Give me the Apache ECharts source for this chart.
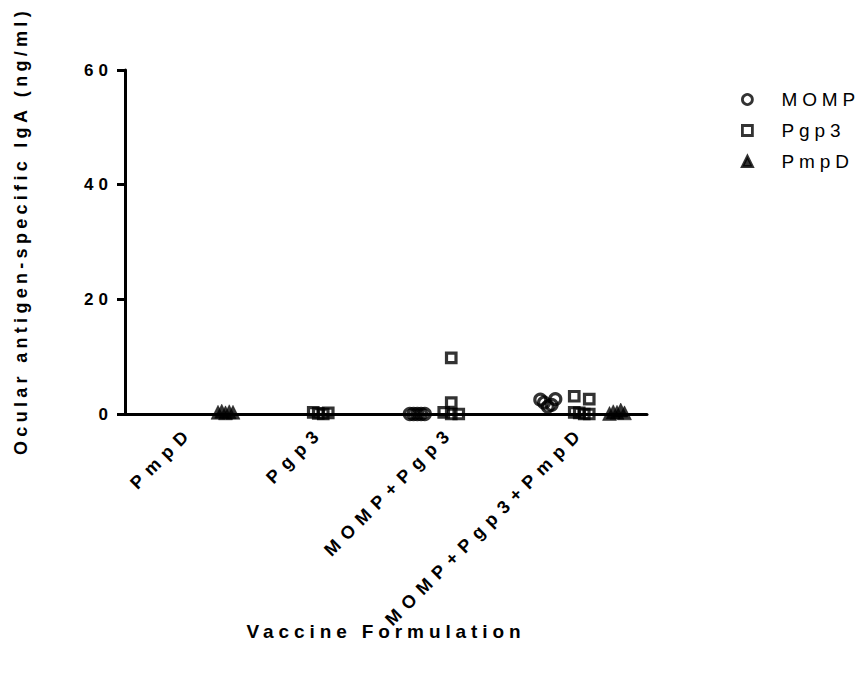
<!DOCTYPE html>
<html>
<head>
<meta charset="utf-8">
<script src="https://cdn.jsdelivr.net/npm/echarts@6/dist/echarts.min.js"></script>
<style>
  html, body { margin: 0; padding: 0; background: #fff; }
  #chart { width: 865px; height: 674px; }
  /* Prism-style wide tracking on every label */
  #chart text[style*="17px"] { letter-spacing: 5px; }
  #chart text[style*="18px"] { letter-spacing: 7.2px; }
  #chart text[style*="Helvetica"] { letter-spacing: 4.3px; }
  #chart text[style*="19px"] { letter-spacing: 4.9px; }
</style>
</head>
<body>
<div id="chart"></div>
<script>
// Vaccine formulations on the x axis
const categories = ['PmpD', 'Pgp3', 'MOMP+Pgp3', 'MOMP+Pgp3+PmpD'];
// Antigens measured
const antigens = ['MOMP', 'Pgp3', 'PmpD'];
// Ocular IgA (ng/ml) per mouse, one list per formulation; null = antigen not in that vaccine
const mompIgA = [null, null, [0, 0, 0, 0, 0], [2.5, 2.0, 1.3, 1.6, 2.6]];
const pgp3IgA = [null, [0.3, 0.1, 0, 0.2], [9.8, 2.0, 0.3, 0, 0], [3.1, 2.6, 0.3, 0.2, 0, 0]];
const pmpdIgA = [[0.3, 0.5, 0.2, 0.4, 0.3], null, null, [0.1, 0.4, 0.3, 0.7, 0.2]];
// y axis ticks
const yMin = 0, yMax = 60, yStep = 20;

const GRID = { left: 125, top: 70, width: 522, height: 344 };
const pxPerUnit = GRID.height / (yMax - yMin);
const pxPerCat = GRID.width / categories.length;

// Column scatter: points of similar value share a row and are spread evenly across it (pixels)
function rowSpread(values, rowTol, span) {
  const order = values.map((v, i) => i).sort((a, b) => values[b] - values[a]);
  const rows = [];
  order.forEach(i => {
    const row = rows[rows.length - 1];
    if (row && values[row[0]] - values[i] <= rowTol) row.push(i);
    else rows.push([i]);
  });
  const dx = new Array(values.length).fill(0);
  rows.forEach(row => {
    row.sort((a, b) => a - b);
    const n = row.length;
    row.forEach((i, k) => { dx[i] = n > 1 ? -span / 2 + span * k / (n - 1) : 0; });
  });
  return dx;
}

function buildPoints(groups, catOffset) {
  const pts = [];
  groups.forEach((vals, ci) => {
    if (!vals) return;
    const dx = rowSpread(vals, 1.4, 15);
    vals.forEach((v, j) => pts.push([ci + catOffset + dx[j] / pxPerCat, v]));
  });
  return pts;
}

const openStyle = { color: 'rgba(0,0,0,0)', borderColor: '#000', borderWidth: 3.2 };
const seriesDefs = [
  { name: antigens[0], groups: mompIgA, offset: -0.26, symbol: 'circle', size: 11, style: openStyle },
  { name: antigens[1], groups: pgp3IgA, offset: 0, symbol: 'rect', size: 9.5, style: openStyle },
  { name: antigens[2], groups: pmpdIgA, offset: 0.27, symbol: 'triangle', size: 14,
    style: { color: '#000', borderColor: '#000', borderWidth: 0.5 } }
];

const FONT = "'Liberation Sans', Arial, sans-serif";
const FONT_Y = "'Liberation Sans', Helvetica, sans-serif";

const option = {
  backgroundColor: '#fff',
  animation: false,
  grid: Object.assign({ containLabel: false, outerBoundsMode: 'none' }, GRID),
  legend: {
    orient: 'vertical',
    left: 736,
    top: 85,
    itemWidth: 10,
    itemHeight: 10,
    itemGap: 12,
    data: antigens,
    textStyle: { fontFamily: FONT, fontSize: 19, color: '#000', padding: [0, 0, 0, 24] },
    itemStyle: { borderWidth: 2.8 }
  },
  xAxis: [
    {
      type: 'category',
      data: categories,
      boundaryGap: true,
      name: 'Vaccine Formulation',
      nameLocation: 'middle',
      nameGap: 208,
      nameTextStyle: { fontFamily: FONT, fontSize: 19, fontWeight: 'bold', color: '#000' },
      axisLine: { onZero: false, lineStyle: { color: '#000', width: 3 } },
      axisTick: { alignWithLabel: true, length: 8, lineStyle: { color: '#000', width: 3 } },
      axisLabel: { rotate: 45, margin: 15, fontFamily: FONT, fontSize: 18, fontWeight: 'bold', color: '#000' },
      splitLine: { show: false }
    },
    { type: 'value', min: -0.5, max: 3.5, show: false }
  ],
  yAxis: {
    type: 'value',
    min: yMin,
    max: yMax,
    interval: yStep,
    name: 'Ocular antigen-specific IgA (ng/ml)',
    nameLocation: 'middle',
    nameGap: 95,
    nameTextStyle: { fontFamily: FONT_Y, fontSize: 18, fontWeight: 'bold', color: '#000', padding: [0, 0, 0, 22] },
    axisLine: { show: true, onZero: false, lineStyle: { color: '#000', width: 3 } },
    axisTick: { show: true, length: 8, lineStyle: { color: '#000', width: 3 } },
    axisLabel: { margin: 12, fontFamily: FONT, fontSize: 17, fontWeight: 'bold', color: '#000' },
    splitLine: { show: false }
  },
  series: seriesDefs.map(d => ({
    name: d.name,
    type: 'scatter',
    xAxisIndex: 1,
    symbol: d.symbol,
    symbolSize: d.size,
    itemStyle: d.style,
    emphasis: { disabled: true },
    data: buildPoints(d.groups, d.offset)
  }))
};

const chart = echarts.init(document.getElementById('chart'), null, { renderer: 'svg' });
chart.setOption(option);
</script>
</body>
</html>
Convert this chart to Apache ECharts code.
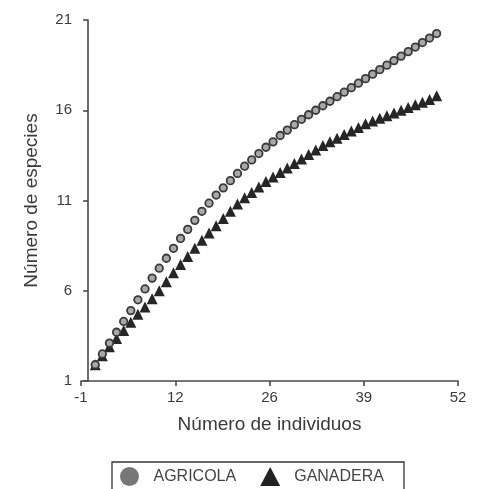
<!DOCTYPE html>
<html>
<head>
<meta charset="utf-8">
<script src="https://cdn.jsdelivr.net/npm/echarts@6/dist/echarts.min.js"></script>
<style>
  html, body { margin: 0; padding: 0; background: #ffffff; }
  #chart { width: 478px; height: 489px; }
</style>
</head>
<body>
<div id="chart"></div>
<script>
// Rarefaction curves: expected species count vs. number of individuals sampled
const individuos = [];
for (let n = 1; n <= 49; n++) individuos.push(n);

const agricola = [
  1.9, 2.5, 3.1, 3.7, 4.3, 4.9, 5.5, 6.1, 6.7, 7.25,
  7.8, 8.35, 8.9, 9.4, 9.9, 10.4, 10.85, 11.3, 11.7, 12.1,
  12.5, 12.9, 13.25, 13.6, 13.95, 14.25, 14.6, 14.9, 15.2, 15.5,
  15.75, 16.0, 16.25, 16.5, 16.75, 17.0, 17.25, 17.5, 17.75, 18.0,
  18.25, 18.5, 18.75, 19.0, 19.25, 19.5, 19.75, 20.0, 20.25
];

const ganadera = [
  1.9, 2.4, 2.9, 3.35, 3.8, 4.25, 4.7, 5.1, 5.55, 6.0,
  6.5, 7.0, 7.45, 7.9, 8.35, 8.8, 9.2, 9.6, 10.0, 10.4,
  10.8, 11.15, 11.45, 11.75, 12.05, 12.3, 12.55, 12.8, 13.05, 13.3,
  13.55, 13.8, 14.05, 14.25, 14.45, 14.65, 14.85, 15.05, 15.25, 15.4,
  15.55, 15.7, 15.85, 16.0, 16.15, 16.3, 16.45, 16.6, 16.8
];

// Axis tick positions (x ticks are evenly spaced over -1..52, labels rounded)
const xTicks = [-1, 12.25, 25.5, 38.75, 52];
const yTicks = [1, 6, 11, 16, 21];

const seriesNames = ['AGRICOLA', 'GANADERA'];

const pairs = (xs, ys) => xs.map((x, i) => [x, ys[i]]);

const font = 'Liberation Sans, Arial, sans-serif';
const axisColor = '#4a4a4a';
const textColor = '#3a3a3a';

const chart = echarts.init(document.getElementById('chart'), null, { renderer: 'canvas' });

chart.setOption({
  backgroundColor: '#ffffff',
  animation: false,
  grid: { left: 81, top: 20, right: 20, bottom: 108, containLabel: false },
  xAxis: {
    type: 'value',
    min: -1,
    max: 52,
    name: 'Número de individuos',
    nameLocation: 'middle',
    nameGap: 34,
    nameTextStyle: { fontFamily: font, fontSize: 19, color: textColor },
    axisLine: { show: true, lineStyle: { color: axisColor, width: 1.6 } },
    axisTick: { show: true, length: 5, lineStyle: { color: axisColor, width: 1.6 }, customValues: xTicks },
    axisLabel: {
      fontFamily: font, fontSize: 15, color: textColor, margin: 9,
      customValues: xTicks,
      formatter: v => String(Math.round(v))
    },
    splitLine: { show: false }
  },
  yAxis: {
    type: 'value',
    min: 1,
    max: 21,
    name: 'Número de especies',
    nameLocation: 'middle',
    nameGap: 40,
    nameRotate: 90,
    nameTextStyle: { fontFamily: font, fontSize: 19, color: textColor },
    axisLine: { show: true, lineStyle: { color: axisColor, width: 1.6 } },
    axisTick: { show: true, length: 5, lineStyle: { color: axisColor, width: 1.6 }, customValues: yTicks },
    axisLabel: {
      fontFamily: font, fontSize: 15, color: textColor, margin: 9,
      customValues: yTicks
    },
    splitLine: { show: false }
  },
  legend: {
    left: 112,
    top: 462,
    itemGap: 24,
    itemWidth: 20,
    itemHeight: 19,
    padding: [5, 20, 20, 8],
    borderColor: '#333',
    borderWidth: 1.3,
    textStyle: { fontFamily: font, fontSize: 16, color: '#444', padding: [0, 0, 0, 9] },
    data: [
      { name: seriesNames[0], icon: 'circle', itemStyle: { color: '#777', borderWidth: 0 } },
      { name: seriesNames[1], icon: 'triangle', itemStyle: { color: '#222', borderWidth: 0 } }
    ]
  },
  series: [
    {
      name: seriesNames[0],
      type: 'scatter',
      data: pairs(individuos, agricola),
      symbol: 'circle',
      symbolSize: 7.5,
      itemStyle: { color: '#a8a8a8', borderColor: '#3a3a3a', borderWidth: 1.8, opacity: 1 },
      z: 3
    },
    {
      name: seriesNames[1],
      type: 'scatter',
      data: pairs(individuos, ganadera),
      symbol: 'triangle',
      symbolSize: 11,
      itemStyle: { color: '#262626', opacity: 1 },
      z: 2
    }
  ]
});
</script>
</body>
</html>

------------------------------------------------------------------------

◆ **WHAT IS ASKED**: Copy all lines of the listing above that contain the string "Apache".

◆ **SOLUTION BELOW**:
Give me the Apache ECharts source for this chart.
Convert this chart to Apache ECharts code.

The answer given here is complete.